→ Written request
Write out every line of the material as it stands, apart from the pictures.

→ Given material

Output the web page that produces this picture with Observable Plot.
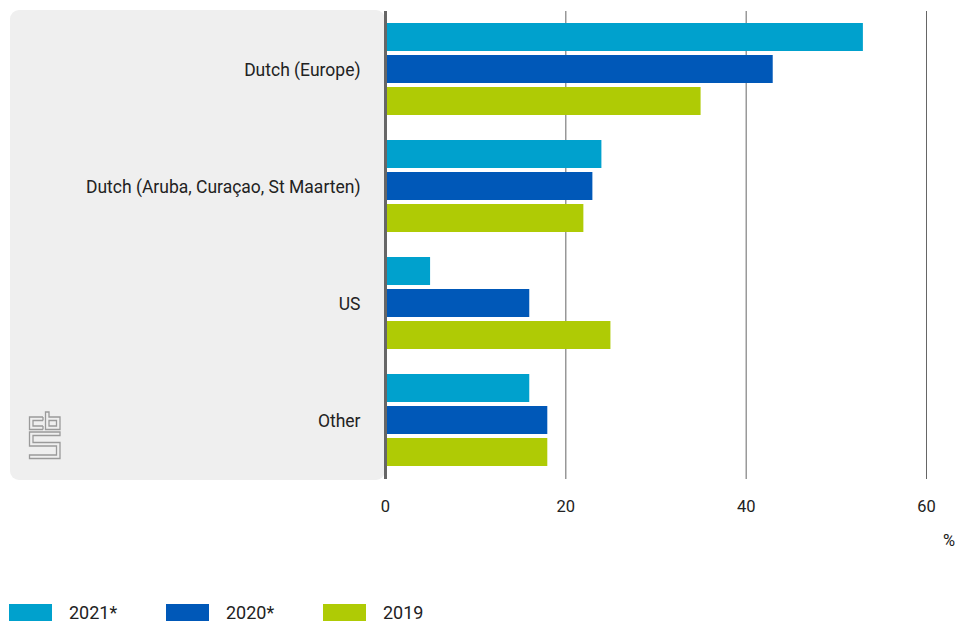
<!DOCTYPE html>
<html>
<head>
<meta charset="utf-8">
<script src="https://cdn.jsdelivr.net/npm/d3@7"></script>
<script src="https://cdn.jsdelivr.net/npm/@observablehq/plot@0.6"></script>
<style>
  body { margin: 0; background: #fff; font-family: Roboto, "Noto Sans", sans-serif; color: #222; }
  #wrap { position: relative; width: 967px; height: 625px; }
  #panel { position: absolute; left: 10px; top: 10px; width: 375px; height: 470px; background: #efefef; border-radius: 9px; }
  #chart { position: absolute; left: 0; top: 0; }
  #chart [aria-label^="fy-axis"] text { font-size: 17.5px; }
  #unit { position: absolute; left: 943px; top: 531px; font-size: 16.5px; color: #222; }
  #logo { position: absolute; left: 28px; top: 411px; }
  #legend { position: absolute; left: 9px; top: 603px; display: flex; font-size: 18px; line-height: 19px; }
  .item { display: flex; align-items: center; width: 157px; }
  .sw { width: 43px; height: 17px; margin-right: 17px; }
</style>
</head>
<body>
<div id="wrap">
  <div id="panel"></div>
  <svg id="logo" width="34" height="50" viewBox="0 0 34 50" fill="none" stroke="#9a9a9a" stroke-width="1.3">
    <path d="M15 6 H1.5 V18.5 H15 M15 9.5 H5 V15 H15 M15 6 V9.5 M15 15 V18.5"/>
    <path d="M17.5 1 V18.5 H32 V6 H21 V1 Z M21 9.5 H28.5 V15 H21 Z"/>
    <path d="M32 21 H1.5 V35 H28.5 V44 H1.5 V47.5 H32 V31.5 H5 V24.5 H32 Z"/>
  </svg>
  <div id="chart"></div>
  <div id="unit">%</div>
  <div id="legend"></div>
</div>
<script>
const categories = ["Dutch (Europe)", "Dutch (Aruba, Curaçao, St Maarten)", "US", "Other"];
const series = ["2021*", "2020*", "2019"];
const values2021 = [53, 24, 5, 16];
const values2020 = [43, 23, 16, 18];
const values2019 = [35, 22, 25, 18];
const colors = ["#00a1cd", "#0058b8", "#afcb05"];
const xTicks = [0, 20, 40, 60];

const seriesValues = [values2021, values2020, values2019];
const data = [];
categories.forEach((c, i) => {
  series.forEach((s, j) => data.push({category: c, series: s, value: seriesValues[j][i]}));
});

const chart = Plot.plot({
  width: 967,
  height: 530,
  marginTop: 10,
  marginBottom: 50,
  marginLeft: 385,
  marginRight: 41,
  style: {background: "transparent", fontFamily: "Roboto, 'Noto Sans', sans-serif", fontSize: "16.5px", color: "#222"},
  x: {domain: [0, 60], ticks: xTicks, label: null, tickSize: 0, tickPadding: 21},
  y: {domain: series, axis: null, paddingInner: 0.12, paddingOuter: 0.36},
  fy: {domain: categories, axis: "left", label: null, tickSize: 0, tickPadding: 25, paddingInner: 0, paddingOuter: 0, padding: 0},
  color: {domain: series, range: colors},
  marks: [
    Plot.ruleX(xTicks.slice(1), {stroke: "#666", strokeWidth: 1}),
    Plot.barX(data, {x: "value", y: "series", fy: "category", fill: "series"}),
    Plot.ruleX([0], {stroke: "#666", strokeWidth: 3})
  ]
});
document.getElementById("chart").appendChild(chart);

const legend = document.getElementById("legend");
series.forEach((s, j) => {
  const item = document.createElement("div");
  item.className = "item";
  const sw = document.createElement("div");
  sw.className = "sw";
  sw.style.background = colors[j];
  const t = document.createElement("span");
  t.textContent = s;
  item.appendChild(sw);
  item.appendChild(t);
  legend.appendChild(item);
});
</script>
</body>
</html>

→ Result of the task
Output the web page that produces this picture with Observable Plot.
<!DOCTYPE html>
<html>
<head>
<meta charset="utf-8">
<script src="https://cdn.jsdelivr.net/npm/d3@7"></script>
<script src="https://cdn.jsdelivr.net/npm/@observablehq/plot@0.6"></script>
<style>
  body { margin: 0; background: #fff; font-family: Roboto, "Noto Sans", sans-serif; color: #222; }
  #wrap { position: relative; width: 967px; height: 625px; }
  #panel { position: absolute; left: 10px; top: 10px; width: 375px; height: 470px; background: #efefef; border-radius: 9px; }
  #chart { position: absolute; left: 0; top: 0; }
  #chart [aria-label^="fy-axis"] text { font-size: 17.5px; }
  #unit { position: absolute; left: 943px; top: 531px; font-size: 16.5px; color: #222; }
  #logo { position: absolute; left: 28px; top: 411px; }
  #legend { position: absolute; left: 9px; top: 603px; display: flex; font-size: 18px; line-height: 19px; }
  .item { display: flex; align-items: center; width: 157px; }
  .sw { width: 43px; height: 17px; margin-right: 17px; }
</style>
</head>
<body>
<div id="wrap">
  <div id="panel"></div>
  <svg id="logo" width="34" height="50" viewBox="0 0 34 50" fill="none" stroke="#9a9a9a" stroke-width="1.3">
    <path d="M15 6 H1.5 V18.5 H15 M15 9.5 H5 V15 H15 M15 6 V9.5 M15 15 V18.5"/>
    <path d="M17.5 1 V18.5 H32 V6 H21 V1 Z M21 9.5 H28.5 V15 H21 Z"/>
    <path d="M32 21 H1.5 V35 H28.5 V44 H1.5 V47.5 H32 V31.5 H5 V24.5 H32 Z"/>
  </svg>
  <div id="chart"></div>
  <div id="unit">%</div>
  <div id="legend"></div>
</div>
<script>
const categories = ["Dutch (Europe)", "Dutch (Aruba, Curaçao, St Maarten)", "US", "Other"];
const series = ["2021*", "2020*", "2019"];
const values2021 = [53, 24, 5, 16];
const values2020 = [43, 23, 16, 18];
const values2019 = [35, 22, 25, 18];
const colors = ["#00a1cd", "#0058b8", "#afcb05"];
const xTicks = [0, 20, 40, 60];

const seriesValues = [values2021, values2020, values2019];
const data = [];
categories.forEach((c, i) => {
  series.forEach((s, j) => data.push({category: c, series: s, value: seriesValues[j][i]}));
});

const chart = Plot.plot({
  width: 967,
  height: 530,
  marginTop: 10,
  marginBottom: 50,
  marginLeft: 385,
  marginRight: 41,
  style: {background: "transparent", fontFamily: "Roboto, 'Noto Sans', sans-serif", fontSize: "16.5px", color: "#222"},
  x: {domain: [0, 60], ticks: xTicks, label: null, tickSize: 0, tickPadding: 21},
  y: {domain: series, axis: null, paddingInner: 0.12, paddingOuter: 0.36},
  fy: {domain: categories, axis: "left", label: null, tickSize: 0, tickPadding: 25, paddingInner: 0, paddingOuter: 0, padding: 0},
  color: {domain: series, range: colors},
  marks: [
    Plot.ruleX(xTicks.slice(1), {stroke: "#666", strokeWidth: 1}),
    Plot.barX(data, {x: "value", y: "series", fy: "category", fill: "series"}),
    Plot.ruleX([0], {stroke: "#666", strokeWidth: 3})
  ]
});
document.getElementById("chart").appendChild(chart);

const legend = document.getElementById("legend");
series.forEach((s, j) => {
  const item = document.createElement("div");
  item.className = "item";
  const sw = document.createElement("div");
  sw.className = "sw";
  sw.style.background = colors[j];
  const t = document.createElement("span");
  t.textContent = s;
  item.appendChild(sw);
  item.appendChild(t);
  legend.appendChild(item);
});
</script>
</body>
</html>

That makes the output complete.